Mechanic: Resurrection is entirely without remorse. It has not a single second of reflection, when the protagonist might pause before a senseless spree of killing. It exists entirely for the moments of action. There is no doubt that the murders are executed with precision and timing. Like a gymnast intent on achieving a perfect ten, Bishop pirouettes from one impossible angle of certainty to another as he eliminates a dozen men in synchronous sequence. At the end of this symphony of violence, you are expected to willingly suspend your human empathy, and applaud.
Each of the assassinations he is assigned are theoretically impossible, both in terms of execution and in the chances of escape for the assassin. In the modern world, as Crain regretfully tells Bishop while briefing him about these jobs, there is no privacy. No human being can escape the technology of a Nation State tracking him. No crime can be committed without photographic and cyber evidence. For a moment you think he is talking about Julian Assange and Edward Snowden, until you realize that it is just a laconically expressed epitaph and farewell handed out to a former colleague.

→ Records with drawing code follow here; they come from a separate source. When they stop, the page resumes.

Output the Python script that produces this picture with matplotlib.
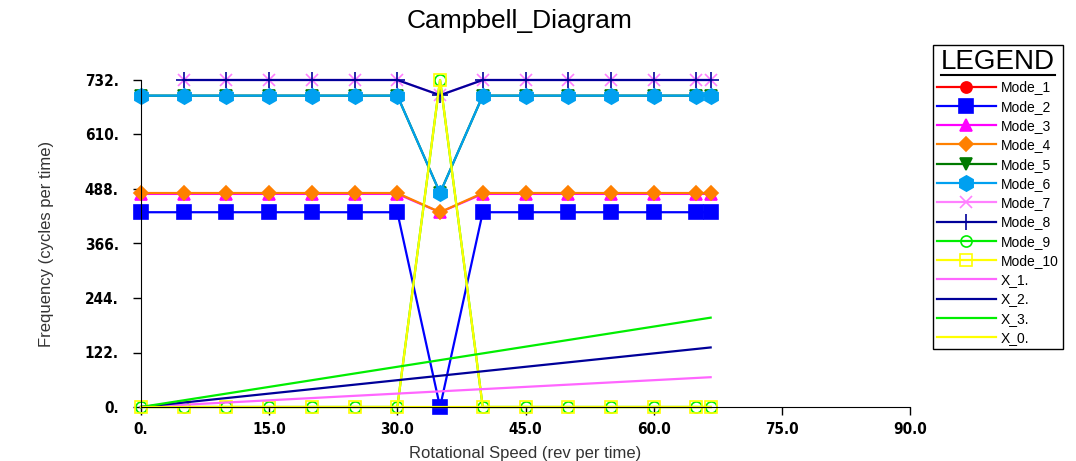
import numpy as np
import matplotlib
matplotlib.use("Agg")
import matplotlib.pyplot as plt
from matplotlib.lines import Line2D

nan = np.nan

# rotational speed samples
speed = [0.0, 5.0, 10.0, 15.0, 20.0, 25.0, 30.0, 35.0, 40.0, 45.0, 50.0, 55.0, 60.0, 65.0, 66.67]

# mode frequencies (Mode_1 has no visible points)
mode_1 = [nan, nan, nan, nan, nan, nan, nan, nan, nan, nan, nan, nan, nan, nan, nan]
mode_2 = [436, 436, 436, 436, 436, 436, 436, 0, 436, 436, 436, 436, 436, 436, 436]
mode_3 = [477, 477, 477, 477, 477, 477, 477, 436, 477, 477, 477, 477, 477, 477, 477]
mode_4 = [479, 479, 479, 479, 479, 479, 479, 436, 479, 479, 479, 479, 479, 479, 479]
mode_5 = [697, 697, 697, 697, 697, 697, 697, 479, 697, 697, 697, 697, 697, 697, 697]
mode_6 = [697, 697, 697, 697, 697, 697, 697, 479, 697, 697, 697, 697, 697, 697, 697]
mode_7 = [nan, 732, 732, 732, 732, 732, 732, 698, 732, 732, 732, 732, 732, 732, 732]
mode_8 = [nan, 732, 732, 732, 732, 732, 732, 698, 732, 732, 732, 732, 732, 732, 732]
mode_9 = [0, 0, 0, 0, 0, 0, 0, 732, 0, 0, 0, 0, 0, 0, 0]
mode_10 = [0, 0, 0, 0, 0, 0, 0, 732, 0, 0, 0, 0, 0, 0, 0]

# excitation order lines
order_speed = [0.0, 66.67]
x_1 = [0.0, 66.7]
x_2 = [0.0, 133.3]
x_3 = [0.0, 200.0]
x_0 = [0.0, 0.0]

y_ticks = [0, 122, 244, 366, 488, 610, 732]
y_tick_labels = ["0.", "122.", "244.", "366.", "488.", "610.", "732."]
x_ticks = [0, 15, 30, 45, 60, 75, 90]
x_tick_labels = ["0.", "15.0", "30.0", "45.0", "60.0", "75.0", "90.0"]

modes = [
    ("Mode_1", mode_1, "#ff0000", "o", True, 8),
    ("Mode_2", mode_2, "#0000ff", "s", True, 10),
    ("Mode_3", mode_3, "#ff00ff", "^", True, 9),
    ("Mode_4", mode_4, "#ff8000", "D", True, 7),
    ("Mode_5", mode_5, "#007a00", "v", True, 9),
    ("Mode_6", mode_6, "#00a0f0", "h", True, 11),
    ("Mode_7", mode_7, "#ff80ff", "x", True, 9),
    ("Mode_8", mode_8, "#000099", "+", True, 11),
    ("Mode_9", mode_9, "#00ee00", "o", False, 8),
    ("Mode_10", mode_10, "#ffff00", "s", False, 9),
]
orders = [
    ("X_1.", x_1, "#ff66ff"),
    ("X_2.", x_2, "#000099"),
    ("X_3.", x_3, "#00ee00"),
    ("X_0.", x_0, "#ffff00"),
]

plt.rcParams['font.family'] = ['Liberation Sans', 'DejaVu Sans']

fig = plt.figure(figsize=(10.76, 4.61), dpi=100)
ax = fig.add_axes([141 / 1076, 1 - 407 / 461, 769 / 1076, 327 / 461])

handles = []
for name, vals, color, marker, filled, ms in modes:
    face = color if filled else "none"
    h, = ax.plot(speed, vals, color=color, linewidth=1.6, marker=marker,
                 markersize=ms, markerfacecolor=face, markeredgecolor=color,
                 markeredgewidth=1.2, clip_on=False, label=name)
    handles.append(h)

for name, vals, color in orders:
    h, = ax.plot(order_speed, vals, color=color, linewidth=1.6,
                 clip_on=False, label=name)
    handles.append(h)

ax.set_xlim(0, 90)
ax.set_ylim(0, 732)
ax.spines['top'].set_visible(False)
ax.spines['right'].set_visible(False)
ax.set_yticks(y_ticks)
ax.set_yticklabels(y_tick_labels)
ax.set_xticks(x_ticks)
ax.set_xticklabels(x_tick_labels)
ax.tick_params(direction='out', length=6, width=1)
ax.tick_params(axis='y', pad=10)
ax.tick_params(axis='x', pad=5)
for lab in ax.get_xticklabels() + ax.get_yticklabels():
    lab.set_family('DejaVu Sans')
    lab.set_fontweight('bold')
    lab.set_fontstretch('condensed')
    lab.set_fontsize(11)

ax.set_xlabel('Rotational Speed (rev per time)', fontsize=12, color='#333333',
              labelpad=6)
ax.set_ylabel('Frequency (cycles per time)', fontsize=12, color='#333333',
              labelpad=22)
fig.text(520 / 1076, 1 - 21 / 461, 'Campbell_Diagram', fontsize=19,
         ha='center', va='center')

leg = fig.legend(handles=handles, loc='upper left',
                 bbox_to_anchor=(933 / 1076, 1 - 45 / 461),
                 bbox_transform=fig.transFigure, borderaxespad=0,
                 fontsize=10, title='LEGEND', title_fontsize=20,
                 handlelength=4.2, handletextpad=0.4, labelspacing=0.38,
                 fancybox=False, framealpha=1, edgecolor='black',
                 borderpad=0.3, markerscale=1.0)
leg.get_frame().set_linewidth(1.0)

# underline the legend title
fig.canvas.draw()
bb = leg.get_title().get_window_extent().transformed(fig.transFigure.inverted())
fig.add_artist(Line2D([bb.x0, bb.x1], [bb.y0 + 0.001, bb.y0 + 0.001],
                      color='black', linewidth=1.5, transform=fig.transFigure,
                      zorder=20))

fig.savefig('out.png', dpi=100)
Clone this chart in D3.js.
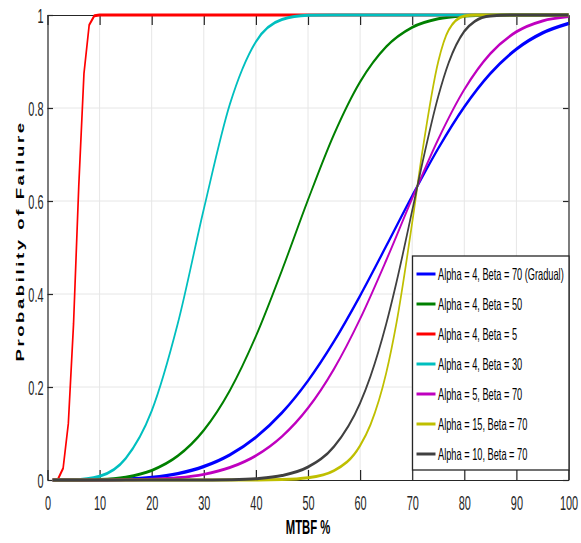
<!DOCTYPE html>
<html>
<head>
<meta charset="utf-8">
<script src="https://cdn.jsdelivr.net/npm/d3@7"></script>
<style>
  body { margin: 0; background: #fff; }
  text { font-family: 'Liberation Sans', Arial, sans-serif; }
</style>
</head>
<body>
<script>
// Weibull failure curves
var xSmooth = [1, 5, 10, 15, 20, 25, 30, 35, 40, 45, 50, 55, 60, 65, 70, 75, 80, 85, 90, 95, 100];
var blueY = [0, 0.00001, 0.0003, 0.0016, 0.0054, 0.0137, 0.029, 0.0541, 0.0919, 0.1445, 0.2134, 0.2982, 0.3963, 0.5028, 0.611, 0.7132, 0.8025, 0.8743, 0.9267, 0.9613, 0.9817];
var greenY = [0, 0.00004, 0.001, 0.0061, 0.0206, 0.0517, 0.107, 0.1925, 0.3094, 0.451, 0.6024, 0.7435, 0.8561, 0.9317, 0.9734, 0.9918, 0.998, 0.9997, 1, 1, 1];
var cyanY = [0, 0.0003, 0.0081, 0.0463, 0.1486, 0.3361, 0.5824, 0.8079, 0.9425, 0.9902, 0.9992, 1, 1, 1, 1, 1, 1, 1, 1, 1, 1];
var magentaY = [0, 0, 0.00004, 0.0003, 0.0015, 0.0047, 0.0121, 0.0267, 0.0523, 0.0935, 0.1547, 0.2391, 0.3465, 0.4721, 0.6057, 0.7329, 0.8398, 0.9169, 0.9639, 0.9873, 0.9965];

var xRed = [1, 2, 3, 4, 5, 6, 7, 8, 9, 10, 100];
var redY = [0, 0.0016, 0.0253, 0.1216, 0.336, 0.6321, 0.8743, 0.9785, 0.9986, 1, 1];

var xSteep = [1, 30, 35, 40, 45, 50, 55, 60, 62, 65, 67, 70, 72, 75, 77, 80, 82, 85, 90, 100];
var grayY = [0, 0.0001, 0.0007, 0.0029, 0.0096, 0.0279, 0.0719, 0.1655, 0.2232, 0.3351, 0.4261, 0.5794, 0.6841, 0.825, 0.8973, 0.965, 0.9865, 0.998, 1, 1];
var yellowY = [0, 0, 0, 0.0002, 0.0009, 0.0047, 0.0202, 0.0741, 0.1192, 0.2296, 0.3388, 0.5533, 0.7098, 0.8999, 0.9677, 0.9978, 0.9999, 1, 1, 1];

var seriesNames = ['Alpha = 4, Beta = 70 (Gradual)', 'Alpha = 4, Beta = 50', 'Alpha = 4, Beta = 5',
  'Alpha = 4, Beta = 30', 'Alpha = 5, Beta = 70', 'Alpha = 15, Beta = 70', 'Alpha = 10, Beta = 70'];
var seriesColors = ['#0000ff', '#008000', '#ff0000', '#00bfbf', '#bf00bf', '#bfbf00', '#404040'];

var xTicks = [0, 10, 20, 30, 40, 50, 60, 70, 80, 90, 100];
var yTicks = [0, 0.2, 0.4, 0.6, 0.8, 1];

(function () {
  var svg, x, xs, y, line, smoothLine, series, legend, left, top, right, bottom, sx, axisInk;

  left = 47.5;
  top = 15;
  right = 568.5;
  bottom = 480;
  // the figure looks squeezed sideways, so glyphs and strokes get this x scale
  sx = 0.56;
  axisInk = '#262626';

  x = d3.scaleLinear().domain([0, 100]).range([left, right]);
  xs = d3.scaleLinear().domain([0, 100]).range([left / sx, right / sx]);
  y = d3.scaleLinear().domain([0, 1]).range([bottom, top]);

  function pairs(xv, yv) {
    return xv.map(function (v, i) { return [v, yv[i]]; });
  }

  series = [
    { pts: pairs(xSmooth, blueY), smooth: true, w: 3.4 },
    { pts: pairs(xSmooth, greenY), smooth: true, w: 3 },
    { pts: pairs(xRed, redY), smooth: false, w: 3 },
    { pts: pairs(xSmooth, cyanY), smooth: true, w: 3 },
    { pts: pairs(xSmooth, magentaY), smooth: true, w: 3 },
    { pts: pairs(xSteep, yellowY), smooth: true, w: 3 },
    { pts: pairs(xSteep, grayY), smooth: true, w: 3 }
  ];

  svg = d3.select('body')
    .append('svg')
    .attr('width', 581)
    .attr('height', 543);

  // grid
  svg.append('g')
    .selectAll('line')
    .data(xTicks.slice(1, -1))
    .enter()
    .append('line')
    .attr('x1', function (d) { return x(d); })
    .attr('x2', function (d) { return x(d); })
    .attr('y1', top)
    .attr('y2', bottom)
    .attr('stroke', '#e6e6e6');

  svg.append('g')
    .selectAll('line')
    .data(yTicks.slice(1, -1))
    .enter()
    .append('line')
    .attr('y1', function (d) { return y(d); })
    .attr('y2', function (d) { return y(d); })
    .attr('x1', left)
    .attr('x2', right)
    .attr('stroke', '#e6e6e6');

  // axes box, ticks point inward
  svg.append('g')
    .attr('class', 'xb')
    .attr('transform', 'translate(0,' + bottom + ')')
    .call(d3.axisBottom(x).tickValues(xTicks).tickSizeInner(-10).tickSizeOuter(0).tickFormat(d3.format('d')));

  svg.append('g')
    .attr('transform', 'translate(0,' + top + ')')
    .call(d3.axisTop(x).tickValues(xTicks).tickSizeInner(-10).tickSizeOuter(0).tickFormat(''));

  svg.append('g')
    .attr('class', 'yl')
    .attr('transform', 'translate(' + left + ',0)')
    .call(d3.axisLeft(y).tickValues(yTicks).tickSizeInner(-5.5).tickSizeOuter(0).tickFormat(d3.format('')));

  svg.append('g')
    .attr('transform', 'translate(' + right + ',0)')
    .call(d3.axisRight(y).tickValues(yTicks).tickSizeInner(-5.5).tickSizeOuter(0).tickFormat(''));

  svg.selectAll('.domain, .tick line')
    .attr('stroke', axisInk)
    .attr('stroke-width', 1.2);

  svg.selectAll('.tick text')
    .attr('fill', axisInk)
    .attr('x', 0)
    .attr('y', 0)
    .attr('dy', null)
    .style('font-size', '19.5px');

  svg.selectAll('.xb .tick text')
    .attr('transform', 'translate(0,29.5) scale(' + sx + ',1)');

  svg.selectAll('.yl .tick text')
    .attr('transform', 'translate(-4,7) scale(' + sx + ',1)');

  // curves, drawn in a squeezed frame so that strokes thin out when steep
  line = d3.line()
    .x(function (d) { return xs(d[0]); })
    .y(function (d) { return y(d[1]); });

  smoothLine = d3.line()
    .curve(d3.curveMonotoneX)
    .x(function (d) { return xs(d[0]); })
    .y(function (d) { return y(d[1]); });

  svg.append('g')
    .attr('transform', 'scale(' + sx + ',1)')
    .selectAll('path')
    .data(series)
    .enter()
    .append('path')
    .attr('d', function (d) { return d.smooth ? smoothLine(d.pts) : line(d.pts); })
    .attr('fill', 'none')
    .attr('stroke', function (d, i) { return seriesColors[i]; })
    .attr('stroke-width', function (d) { return d.w; })
    .attr('stroke-linejoin', 'round');

  // legend
  legend = svg.append('g')
    .attr('transform', 'translate(412.5,256)');

  legend.append('rect')
    .attr('width', 156.5)
    .attr('height', 214)
    .attr('fill', '#fff')
    .attr('stroke', axisInk)
    .attr('stroke-width', 1.3);

  legend.selectAll('g')
    .data(seriesNames)
    .enter()
    .append('g')
    .attr('transform', function (d, i) { return 'translate(0,' + (18 + i * 30) + ')'; })
    .each(function (d, i) {
      var g = d3.select(this);
      g.append('line')
        .attr('x1', 4)
        .attr('x2', 23)
        .attr('stroke', seriesColors[i])
        .attr('stroke-width', 3);
      g.append('text')
        .attr('transform', 'translate(25.5,0) scale(' + sx + ',1)')
        .attr('dy', '0.36em')
        .attr('fill', '#000')
        .style('font-size', '16.5px')
        .text(d);
    });

  // axis labels
  svg.append('text')
    .attr('transform', 'translate(' + x(50) + ',534) scale(0.58,1)')
    .attr('text-anchor', 'middle')
    .style('font-size', '19.5px')
    .style('font-weight', 'bold')
    .text('MTBF %');

  svg.append('text')
    .attr('transform', 'translate(20.5,241) scale(' + sx + ',1) rotate(-90)')
    .attr('text-anchor', 'middle')
    .attr('dy', '0.36em')
    .style('font-size', '18.5px')
    .style('font-weight', 'bold')
    .style('letter-spacing', '2.6px')
    .text('Probability of Failure');
}());
</script>
</body>
</html>
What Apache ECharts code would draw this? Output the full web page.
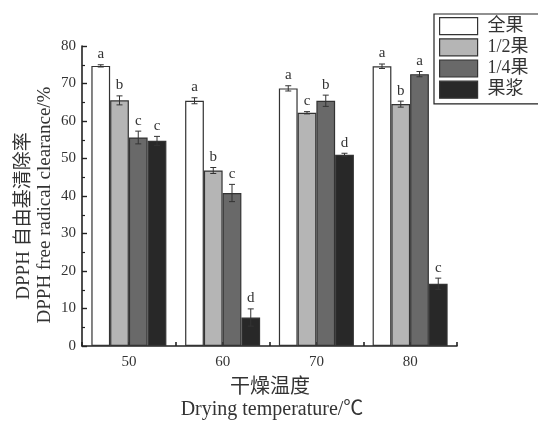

However, one killing of a millionaire child trafficker in Sydney, is a true work of 'accidental death’ as high art. A swimming pool high up in a skyscraper, designed in post-modern style, suddenly develops a leak and the entire structure collapses, with the swimmer still in it. This is the only one where there is just one death. Unfortunately, all the other murders have too cynical a view of collateral damage in targeted killings.
So though the film has high production values and some stunning locations, it is disappointing in the way it deletes all character and emotion from murder and mayhem.